Tesla CEO Elon Musk talks to media as he arrives to visit the construction site of the future US electric car giant Tesla, on September 03, 2020 in Gruenheide near Berlin.
Odd Andersen | AFP | Getty Images
On Tuesday, Tesla CEO Elon Musk tweeted that his electric car company had been about a month away from bankruptcy in recent years when it was still figuring out how to mass produce the Model 3 electric sedan.
In the middle of a discussion about Tesla’s fundraising history, a follower asked, “How close was Tesla from bankruptcy when bringing the Model 3 to mass production?”

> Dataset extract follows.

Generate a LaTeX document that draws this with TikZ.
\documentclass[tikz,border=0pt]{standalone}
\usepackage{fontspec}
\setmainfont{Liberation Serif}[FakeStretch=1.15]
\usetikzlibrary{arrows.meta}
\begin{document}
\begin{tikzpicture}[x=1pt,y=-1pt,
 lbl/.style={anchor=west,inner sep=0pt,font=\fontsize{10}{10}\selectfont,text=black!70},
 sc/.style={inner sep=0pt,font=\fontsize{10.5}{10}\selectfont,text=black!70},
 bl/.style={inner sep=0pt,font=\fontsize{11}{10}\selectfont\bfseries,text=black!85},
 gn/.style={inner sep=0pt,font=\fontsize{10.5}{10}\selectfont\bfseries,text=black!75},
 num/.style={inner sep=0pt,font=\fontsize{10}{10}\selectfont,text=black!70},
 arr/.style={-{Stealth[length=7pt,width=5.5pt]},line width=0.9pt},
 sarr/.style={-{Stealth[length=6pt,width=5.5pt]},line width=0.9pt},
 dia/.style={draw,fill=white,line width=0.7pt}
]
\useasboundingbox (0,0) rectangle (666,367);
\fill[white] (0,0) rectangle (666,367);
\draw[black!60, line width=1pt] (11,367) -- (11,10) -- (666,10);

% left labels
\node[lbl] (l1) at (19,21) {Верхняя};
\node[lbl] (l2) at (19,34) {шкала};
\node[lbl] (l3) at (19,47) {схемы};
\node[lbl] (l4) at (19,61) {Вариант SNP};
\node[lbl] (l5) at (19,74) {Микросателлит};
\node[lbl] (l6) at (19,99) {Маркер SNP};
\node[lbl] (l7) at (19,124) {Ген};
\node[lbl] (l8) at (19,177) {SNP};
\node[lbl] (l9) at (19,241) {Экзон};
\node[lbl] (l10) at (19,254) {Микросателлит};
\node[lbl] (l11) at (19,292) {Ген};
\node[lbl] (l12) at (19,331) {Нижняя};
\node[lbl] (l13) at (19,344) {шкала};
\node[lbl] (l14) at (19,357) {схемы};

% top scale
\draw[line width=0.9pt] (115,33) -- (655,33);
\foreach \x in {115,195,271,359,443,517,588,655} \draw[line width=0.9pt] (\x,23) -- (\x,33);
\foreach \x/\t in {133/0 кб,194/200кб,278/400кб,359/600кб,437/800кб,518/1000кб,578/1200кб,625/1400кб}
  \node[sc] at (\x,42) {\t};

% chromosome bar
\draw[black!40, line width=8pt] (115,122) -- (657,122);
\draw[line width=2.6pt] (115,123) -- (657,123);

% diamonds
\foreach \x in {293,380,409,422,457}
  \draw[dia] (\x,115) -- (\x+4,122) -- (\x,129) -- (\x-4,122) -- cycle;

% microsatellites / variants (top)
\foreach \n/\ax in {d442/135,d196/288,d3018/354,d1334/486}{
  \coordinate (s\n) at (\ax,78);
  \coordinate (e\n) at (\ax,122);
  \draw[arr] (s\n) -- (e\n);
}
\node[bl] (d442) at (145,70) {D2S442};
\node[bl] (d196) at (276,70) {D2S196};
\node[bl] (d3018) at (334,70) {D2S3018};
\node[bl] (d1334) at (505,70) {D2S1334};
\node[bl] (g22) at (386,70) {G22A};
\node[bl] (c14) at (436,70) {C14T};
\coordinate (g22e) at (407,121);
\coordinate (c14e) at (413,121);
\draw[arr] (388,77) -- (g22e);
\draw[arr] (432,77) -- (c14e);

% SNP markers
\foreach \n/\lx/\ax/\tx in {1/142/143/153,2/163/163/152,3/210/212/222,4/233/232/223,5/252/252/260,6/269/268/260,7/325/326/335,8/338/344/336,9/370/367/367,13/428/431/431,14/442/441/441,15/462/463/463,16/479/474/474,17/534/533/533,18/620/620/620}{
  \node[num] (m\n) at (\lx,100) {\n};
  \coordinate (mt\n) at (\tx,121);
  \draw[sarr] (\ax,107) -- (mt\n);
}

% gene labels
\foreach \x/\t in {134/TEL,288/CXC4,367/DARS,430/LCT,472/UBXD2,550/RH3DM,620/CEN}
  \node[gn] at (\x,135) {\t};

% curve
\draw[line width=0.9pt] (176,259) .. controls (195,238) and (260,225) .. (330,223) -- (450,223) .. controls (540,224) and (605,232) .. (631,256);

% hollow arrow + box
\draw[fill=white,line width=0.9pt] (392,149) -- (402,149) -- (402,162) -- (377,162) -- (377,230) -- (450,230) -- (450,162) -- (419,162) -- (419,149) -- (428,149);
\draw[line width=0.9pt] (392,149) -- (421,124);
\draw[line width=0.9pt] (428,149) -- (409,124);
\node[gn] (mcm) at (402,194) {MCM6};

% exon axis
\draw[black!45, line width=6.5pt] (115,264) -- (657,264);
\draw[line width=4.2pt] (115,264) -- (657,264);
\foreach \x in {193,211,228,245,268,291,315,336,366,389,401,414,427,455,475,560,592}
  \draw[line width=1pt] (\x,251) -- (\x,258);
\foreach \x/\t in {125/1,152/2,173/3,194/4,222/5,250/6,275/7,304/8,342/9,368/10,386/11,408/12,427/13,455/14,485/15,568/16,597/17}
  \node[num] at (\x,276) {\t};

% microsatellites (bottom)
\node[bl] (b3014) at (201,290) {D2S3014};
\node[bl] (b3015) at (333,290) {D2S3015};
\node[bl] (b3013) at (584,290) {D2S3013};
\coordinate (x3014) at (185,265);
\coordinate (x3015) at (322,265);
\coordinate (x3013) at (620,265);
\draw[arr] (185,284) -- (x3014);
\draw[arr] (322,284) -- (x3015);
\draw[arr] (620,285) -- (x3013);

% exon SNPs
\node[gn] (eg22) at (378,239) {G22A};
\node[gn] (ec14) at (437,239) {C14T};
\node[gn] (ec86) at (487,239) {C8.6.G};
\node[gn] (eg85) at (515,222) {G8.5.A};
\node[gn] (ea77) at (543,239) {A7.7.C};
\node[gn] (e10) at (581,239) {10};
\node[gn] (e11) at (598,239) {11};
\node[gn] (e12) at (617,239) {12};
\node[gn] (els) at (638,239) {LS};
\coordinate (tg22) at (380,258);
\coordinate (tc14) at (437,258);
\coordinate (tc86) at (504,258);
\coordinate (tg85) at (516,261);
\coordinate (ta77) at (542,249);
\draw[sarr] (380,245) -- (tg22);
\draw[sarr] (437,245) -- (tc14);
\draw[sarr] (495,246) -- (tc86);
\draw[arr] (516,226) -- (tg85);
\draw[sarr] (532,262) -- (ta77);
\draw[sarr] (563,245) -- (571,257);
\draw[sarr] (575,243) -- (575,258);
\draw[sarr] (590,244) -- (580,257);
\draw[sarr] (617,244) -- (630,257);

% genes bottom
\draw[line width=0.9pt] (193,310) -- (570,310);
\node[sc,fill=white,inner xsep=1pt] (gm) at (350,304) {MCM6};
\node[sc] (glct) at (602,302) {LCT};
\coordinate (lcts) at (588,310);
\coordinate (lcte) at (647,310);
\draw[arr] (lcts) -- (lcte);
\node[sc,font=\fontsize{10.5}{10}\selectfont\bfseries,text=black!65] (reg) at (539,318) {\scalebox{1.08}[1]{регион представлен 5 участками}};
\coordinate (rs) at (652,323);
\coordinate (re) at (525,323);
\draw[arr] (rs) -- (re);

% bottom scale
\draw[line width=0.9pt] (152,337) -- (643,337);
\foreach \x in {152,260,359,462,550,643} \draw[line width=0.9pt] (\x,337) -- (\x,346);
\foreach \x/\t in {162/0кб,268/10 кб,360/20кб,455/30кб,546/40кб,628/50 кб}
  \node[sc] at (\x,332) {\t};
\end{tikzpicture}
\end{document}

Musk replied: “Closest we got was about a month. The Model 3 ramp was extreme stress & pain for a long time — from mid-2017 to mid-2019. Production & logistics hell.”
Musk has often spoken about what he calls the “production and logistics hell” of taking a new electric vehicle into high-volume manufacturing. However, Musk and the company had never disclosed exactly how little runway they had before facing a possible bankruptcy.
In early 2019 — when Tesla was manufacturing fewer than 63,000 Model 3s per quarter — Musk raised billions by promoting Tesla’s self-driving ambitions at an Autonomy Day event and in calls with institutional investors.
At that time, Musk and other Tesla execs said in quarterly financial filings and investor calls that the company would be able to fund its business needs with existing cash flow, but the company was raising just in case of a recession or weak global auto demand.
In Q3, Tesla reported its fifth consecutive quarter of profitability, thanks in large part to sales of regulatory credits.
The company no longer breaks out production numbers for the Model 3 alone. However, since its “production and logistics” hell with the Model 3 in the U.S., it has opened a new factory in Shanghai where its goal is to produce 150,000 Model 3s per year, and then increase annual output to at least 250,000 vehicles a year, including the Model Y and Model 3.
On Tuesday, Musk also seemed to defend his unprecedented CEO compensation package on Twitter.
A fan commented on Musk’s agreement in 2018 to remain as Tesla CEO, working for no salary but instead racking up the rights to buy shares in the company later at locked-in prices, if the business meets certain milestones.
Musk replied, referring to his other venture, SpaceX: “Yes, although I didn’t expect the stock to rise so much so soon. The reason for the stock options is that they’re needed to help pay for humanity to get to Mars in 10 to 20 years.”
Musk has earned several tranches of this compensation package worth more than $11 billion as the coronavirus pandemic raged. At the same time, Tesla has slashed employee pay, furloughed workers and told factory workers to come back to build cars in Fremont, California, before the state and county had deemed it safe to do so.